Written problem:
Copy the data exactly; pictures stay out of the copy.

Given data:
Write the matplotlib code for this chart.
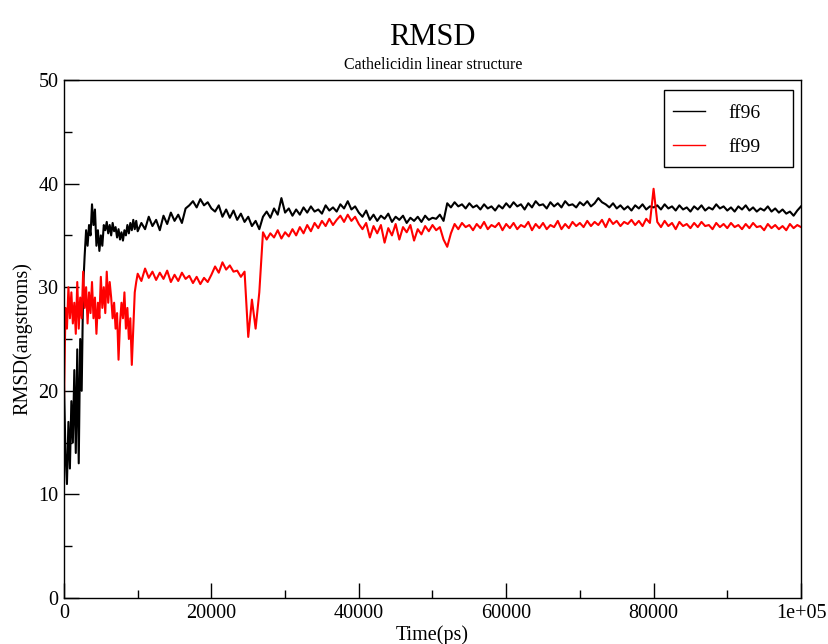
import numpy as np
import matplotlib
matplotlib.use("Agg")
import matplotlib.pyplot as plt
from matplotlib.patches import Rectangle

plt.rcParams['font.family'] = ['Liberation Serif', 'DejaVu Serif']

# sampling times (ps): finer in the first 10 ns
t_early = np.arange(0, 10000, 200)
t_late = np.arange(10000, 100001, 500)
time_ps = np.concatenate([t_early, t_late])

ff96_early = [20.5, 14, 11, 17, 12.5, 19, 15, 22, 14, 24,
              13, 25, 20, 30, 33, 35.5, 34, 36, 35, 38,
              36, 37.5, 34, 35.5, 33.5, 35, 34, 36, 35.5, 36.3,
              35.2, 36, 35, 36.2, 35.4, 35.8, 34.8, 35.6, 34.6, 35.3,
              34.5, 35.5, 35, 36, 35.2, 36.2, 35.5, 36.5, 35.6, 36.4]
ff96_late = [35.4, 36.2, 35.6, 36.8, 35.9, 36.5, 35.5, 36.9, 36.1, 37.2, 36.4, 37.0, 36.2, 37.6, 37.9,
             38.3, 37.7, 38.5, 37.9, 38.2, 37.6,
             37.3, 37.9, 36.8, 37.5, 36.7, 37.4,
             36.5, 37.1, 36.3, 36.8, 35.9, 36.4, 35.6,
             36.8, 37.3, 36.7, 37.6, 37.0, 38.6, 37.2,
             37.6, 36.9, 37.5, 37.0, 37.7, 37.2, 37.8, 37.3, 37.5, 37.1, 37.9, 37.4, 37.7, 37.3,
             38.0, 37.6, 38.3, 37.5, 37.8, 37.2,
             36.8, 37.4, 36.5, 37.0, 36.4, 36.9, 36.6, 37.1, 36.3, 36.8,
             36.5, 36.9, 36.2, 36.7, 36.4, 36.8, 36.3, 36.9, 36.5, 36.7,
             36.6, 37.0, 36.4,
             38.1, 37.7, 38.2, 37.8, 38.0, 37.6, 38.1, 37.7, 37.9, 37.5, 38.0, 37.6, 37.8, 37.4, 37.9, 37.6, 38.1,
             37.7, 38.2, 37.8, 38.0, 37.5, 38.1, 37.7, 38.3, 37.9, 38.0,
             37.6, 38.2, 37.8, 38.1, 37.7, 38.3, 37.9, 38.0, 37.7, 38.2,
             37.9, 38.3, 37.8, 38.1, 38.6, 38.2, 38.0, 37.7, 38.1, 37.6,
             37.9, 37.5, 37.8, 37.4, 37.9, 37.6, 38.0, 37.5, 37.8, 37.7,
             37.9, 37.5, 38.0, 37.6, 37.8, 37.4, 37.9, 37.5, 37.7, 37.3,
             37.8, 37.5, 37.9, 37.4, 37.7, 37.5, 38.0, 37.6, 37.8, 37.4,
             37.7, 37.3, 37.8, 37.5, 37.9, 37.4, 37.7, 37.3, 37.6, 37.4,
             37.8, 37.3, 37.6, 37.2, 37.5, 37.1, 37.3, 36.9, 37.4, 37.8]

ff99_early = [19, 28, 26, 30, 27, 29.5, 26.5, 28.5, 25.5, 30.5,
              26, 29, 27, 31.5, 28, 30, 26.5, 29.5, 27.5, 30.5,
              27, 29, 25.5, 28.5, 27, 31, 28, 30, 27.5, 31.5,
              28.5, 30.5, 29, 27, 28.5, 26, 27.5, 23, 26.5, 28.5,
              27, 29.5, 26, 28, 25, 27, 22.5, 26, 29.5, 30.5]
ff99_late = [31.3, 30.6, 31.8, 30.9, 31.5, 30.7, 31.4, 30.8, 31.6, 30.5, 31.2, 30.6, 31.4, 30.8, 31.1,
             30.4, 31.0, 30.3, 30.9, 30.5, 31.2,
             32.0, 31.4, 32.4, 31.7, 32.1, 31.5,
             31.6, 31.0, 31.5, 25.2, 28.8, 26.0, 29.5,
             35.3, 34.6, 35.2, 34.8, 35.5, 34.7, 35.3,
             34.9, 35.6, 35.0, 35.8, 35.2, 36.0, 35.4, 36.2, 35.7, 36.4, 35.9, 36.6, 36.0, 36.5,
             36.9, 36.3, 37.0, 36.4, 36.8, 36.1,
             35.6, 36.2, 34.8, 35.9, 35.2, 36.0, 34.3, 35.7, 35.0, 36.1,
             34.6, 35.8, 35.3, 36.0, 34.5, 35.6, 35.1, 35.9, 35.4, 36.0,
             35.5, 35.8, 34.6,
             33.9, 35.2, 36.1, 35.6, 36.2, 35.8, 36.0, 35.5, 36.1, 35.7, 36.3, 35.6, 36.0, 35.8, 36.2, 35.5, 36.1,
             35.7, 36.2, 35.6, 36.0, 35.8, 36.3, 35.5, 36.1, 35.7, 36.2,
             35.6, 36.0, 35.8, 36.4, 35.6, 36.1, 35.7, 36.3, 35.9, 36.2,
             35.8, 36.4, 35.9, 36.3, 36.0, 36.5, 35.8, 36.6, 36.1, 36.4,
             35.9, 36.3, 36.1, 36.5, 36.0, 36.4, 35.9, 36.6, 36.2, 39.5,
             36.3, 35.8, 36.4, 35.9, 36.2, 35.6, 36.3, 35.9, 36.1, 35.7,
             36.2, 35.8, 36.3, 35.9, 36.0, 35.6, 36.2, 35.8, 36.1, 35.7,
             36.2, 35.8, 36.0, 35.6, 36.1, 35.7, 36.2, 35.8, 35.9, 35.5,
             36.1, 35.7, 36.0, 35.6, 35.9, 35.5, 36.1, 35.7, 36.0, 35.8]

ff96 = np.array(ff96_early + ff96_late)
ff99 = np.array(ff99_early + ff99_late)

x_ticks = [0, 20000, 40000, 60000, 80000, 100000]
x_labels = ['0', '20000', '40000', '60000', '80000', '1e+05']
y_ticks = [0, 10, 20, 30, 40, 50]

fig = plt.figure(figsize=(8.29, 6.44), dpi=100)
ax = fig.add_axes([0.0772, 0.0714, 0.889, 0.8044])

ax.plot(time_ps, ff96, color='black', lw=1.5, label='ff96')
ax.plot(time_ps, ff99, color='red', lw=1.5, label='ff99')

ax.set_xlim(0, 100000)
ax.set_ylim(0, 50)
ax.set_xticks(x_ticks)
ax.set_xticklabels(x_labels)
ax.set_xticks(np.arange(10000, 100000, 20000), minor=True)
ax.set_yticks(y_ticks)
ax.set_yticks(np.arange(5, 50, 10), minor=True)
ax.tick_params(which='both', direction='in', top=False, right=False, labelsize=14.5, pad=4)
ax.tick_params(which='major', length=11, width=1)
ax.tick_params(which='minor', length=6, width=1)
for s in ax.spines.values():
    s.set_linewidth(1.0)

ax.set_xlabel('Time(ps)', fontsize=14.5, labelpad=2)
ax.set_ylabel('RMSD(angstroms)', fontsize=14.5, labelpad=4)

fig.text(0.522, 0.941, 'RMSD', ha='center', va='center', fontsize=22)
fig.text(0.522, 0.899, 'Cathelicidin linear structure', ha='center', va='center', fontsize=11.5)

# legend box drawn separately (xmgrace style, extra room on the right)
ax.add_patch(Rectangle((0.814, 0.832), 0.175, 0.149, transform=ax.transAxes,
                       fill=False, ec='black', lw=1.0, zorder=5))
leg = ax.legend(loc='upper left', bbox_to_anchor=(0.826, 0.953), fontsize=14,
                frameon=False, handlelength=1.65, handletextpad=1.2,
                labelspacing=0.85, borderpad=0, borderaxespad=0)
for h in leg.get_lines():
    h.set_linewidth(1.0)

fig.savefig('out.png', dpi=100)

The reply:
Write the matplotlib code for this chart.
import numpy as np
import matplotlib
matplotlib.use("Agg")
import matplotlib.pyplot as plt
from matplotlib.patches import Rectangle

plt.rcParams['font.family'] = ['Liberation Serif', 'DejaVu Serif']

# sampling times (ps): finer in the first 10 ns
t_early = np.arange(0, 10000, 200)
t_late = np.arange(10000, 100001, 500)
time_ps = np.concatenate([t_early, t_late])

ff96_early = [20.5, 14, 11, 17, 12.5, 19, 15, 22, 14, 24,
              13, 25, 20, 30, 33, 35.5, 34, 36, 35, 38,
              36, 37.5, 34, 35.5, 33.5, 35, 34, 36, 35.5, 36.3,
              35.2, 36, 35, 36.2, 35.4, 35.8, 34.8, 35.6, 34.6, 35.3,
              34.5, 35.5, 35, 36, 35.2, 36.2, 35.5, 36.5, 35.6, 36.4]
ff96_late = [35.4, 36.2, 35.6, 36.8, 35.9, 36.5, 35.5, 36.9, 36.1, 37.2, 36.4, 37.0, 36.2, 37.6, 37.9,
             38.3, 37.7, 38.5, 37.9, 38.2, 37.6,
             37.3, 37.9, 36.8, 37.5, 36.7, 37.4,
             36.5, 37.1, 36.3, 36.8, 35.9, 36.4, 35.6,
             36.8, 37.3, 36.7, 37.6, 37.0, 38.6, 37.2,
             37.6, 36.9, 37.5, 37.0, 37.7, 37.2, 37.8, 37.3, 37.5, 37.1, 37.9, 37.4, 37.7, 37.3,
             38.0, 37.6, 38.3, 37.5, 37.8, 37.2,
             36.8, 37.4, 36.5, 37.0, 36.4, 36.9, 36.6, 37.1, 36.3, 36.8,
             36.5, 36.9, 36.2, 36.7, 36.4, 36.8, 36.3, 36.9, 36.5, 36.7,
             36.6, 37.0, 36.4,
             38.1, 37.7, 38.2, 37.8, 38.0, 37.6, 38.1, 37.7, 37.9, 37.5, 38.0, 37.6, 37.8, 37.4, 37.9, 37.6, 38.1,
             37.7, 38.2, 37.8, 38.0, 37.5, 38.1, 37.7, 38.3, 37.9, 38.0,
             37.6, 38.2, 37.8, 38.1, 37.7, 38.3, 37.9, 38.0, 37.7, 38.2,
             37.9, 38.3, 37.8, 38.1, 38.6, 38.2, 38.0, 37.7, 38.1, 37.6,
             37.9, 37.5, 37.8, 37.4, 37.9, 37.6, 38.0, 37.5, 37.8, 37.7,
             37.9, 37.5, 38.0, 37.6, 37.8, 37.4, 37.9, 37.5, 37.7, 37.3,
             37.8, 37.5, 37.9, 37.4, 37.7, 37.5, 38.0, 37.6, 37.8, 37.4,
             37.7, 37.3, 37.8, 37.5, 37.9, 37.4, 37.7, 37.3, 37.6, 37.4,
             37.8, 37.3, 37.6, 37.2, 37.5, 37.1, 37.3, 36.9, 37.4, 37.8]

ff99_early = [19, 28, 26, 30, 27, 29.5, 26.5, 28.5, 25.5, 30.5,
              26, 29, 27, 31.5, 28, 30, 26.5, 29.5, 27.5, 30.5,
              27, 29, 25.5, 28.5, 27, 31, 28, 30, 27.5, 31.5,
              28.5, 30.5, 29, 27, 28.5, 26, 27.5, 23, 26.5, 28.5,
              27, 29.5, 26, 28, 25, 27, 22.5, 26, 29.5, 30.5]
ff99_late = [31.3, 30.6, 31.8, 30.9, 31.5, 30.7, 31.4, 30.8, 31.6, 30.5, 31.2, 30.6, 31.4, 30.8, 31.1,
             30.4, 31.0, 30.3, 30.9, 30.5, 31.2,
             32.0, 31.4, 32.4, 31.7, 32.1, 31.5,
             31.6, 31.0, 31.5, 25.2, 28.8, 26.0, 29.5,
             35.3, 34.6, 35.2, 34.8, 35.5, 34.7, 35.3,
             34.9, 35.6, 35.0, 35.8, 35.2, 36.0, 35.4, 36.2, 35.7, 36.4, 35.9, 36.6, 36.0, 36.5,
             36.9, 36.3, 37.0, 36.4, 36.8, 36.1,
             35.6, 36.2, 34.8, 35.9, 35.2, 36.0, 34.3, 35.7, 35.0, 36.1,
             34.6, 35.8, 35.3, 36.0, 34.5, 35.6, 35.1, 35.9, 35.4, 36.0,
             35.5, 35.8, 34.6,
             33.9, 35.2, 36.1, 35.6, 36.2, 35.8, 36.0, 35.5, 36.1, 35.7, 36.3, 35.6, 36.0, 35.8, 36.2, 35.5, 36.1,
             35.7, 36.2, 35.6, 36.0, 35.8, 36.3, 35.5, 36.1, 35.7, 36.2,
             35.6, 36.0, 35.8, 36.4, 35.6, 36.1, 35.7, 36.3, 35.9, 36.2,
             35.8, 36.4, 35.9, 36.3, 36.0, 36.5, 35.8, 36.6, 36.1, 36.4,
             35.9, 36.3, 36.1, 36.5, 36.0, 36.4, 35.9, 36.6, 36.2, 39.5,
             36.3, 35.8, 36.4, 35.9, 36.2, 35.6, 36.3, 35.9, 36.1, 35.7,
             36.2, 35.8, 36.3, 35.9, 36.0, 35.6, 36.2, 35.8, 36.1, 35.7,
             36.2, 35.8, 36.0, 35.6, 36.1, 35.7, 36.2, 35.8, 35.9, 35.5,
             36.1, 35.7, 36.0, 35.6, 35.9, 35.5, 36.1, 35.7, 36.0, 35.8]

ff96 = np.array(ff96_early + ff96_late)
ff99 = np.array(ff99_early + ff99_late)

x_ticks = [0, 20000, 40000, 60000, 80000, 100000]
x_labels = ['0', '20000', '40000', '60000', '80000', '1e+05']
y_ticks = [0, 10, 20, 30, 40, 50]

fig = plt.figure(figsize=(8.29, 6.44), dpi=100)
ax = fig.add_axes([0.0772, 0.0714, 0.889, 0.8044])

ax.plot(time_ps, ff96, color='black', lw=1.5, label='ff96')
ax.plot(time_ps, ff99, color='red', lw=1.5, label='ff99')

ax.set_xlim(0, 100000)
ax.set_ylim(0, 50)
ax.set_xticks(x_ticks)
ax.set_xticklabels(x_labels)
ax.set_xticks(np.arange(10000, 100000, 20000), minor=True)
ax.set_yticks(y_ticks)
ax.set_yticks(np.arange(5, 50, 10), minor=True)
ax.tick_params(which='both', direction='in', top=False, right=False, labelsize=14.5, pad=4)
ax.tick_params(which='major', length=11, width=1)
ax.tick_params(which='minor', length=6, width=1)
for s in ax.spines.values():
    s.set_linewidth(1.0)

ax.set_xlabel('Time(ps)', fontsize=14.5, labelpad=2)
ax.set_ylabel('RMSD(angstroms)', fontsize=14.5, labelpad=4)

fig.text(0.522, 0.941, 'RMSD', ha='center', va='center', fontsize=22)
fig.text(0.522, 0.899, 'Cathelicidin linear structure', ha='center', va='center', fontsize=11.5)

# legend box drawn separately (xmgrace style, extra room on the right)
ax.add_patch(Rectangle((0.814, 0.832), 0.175, 0.149, transform=ax.transAxes,
                       fill=False, ec='black', lw=1.0, zorder=5))
leg = ax.legend(loc='upper left', bbox_to_anchor=(0.826, 0.953), fontsize=14,
                frameon=False, handlelength=1.65, handletextpad=1.2,
                labelspacing=0.85, borderpad=0, borderaxespad=0)
for h in leg.get_lines():
    h.set_linewidth(1.0)

fig.savefig('out.png', dpi=100)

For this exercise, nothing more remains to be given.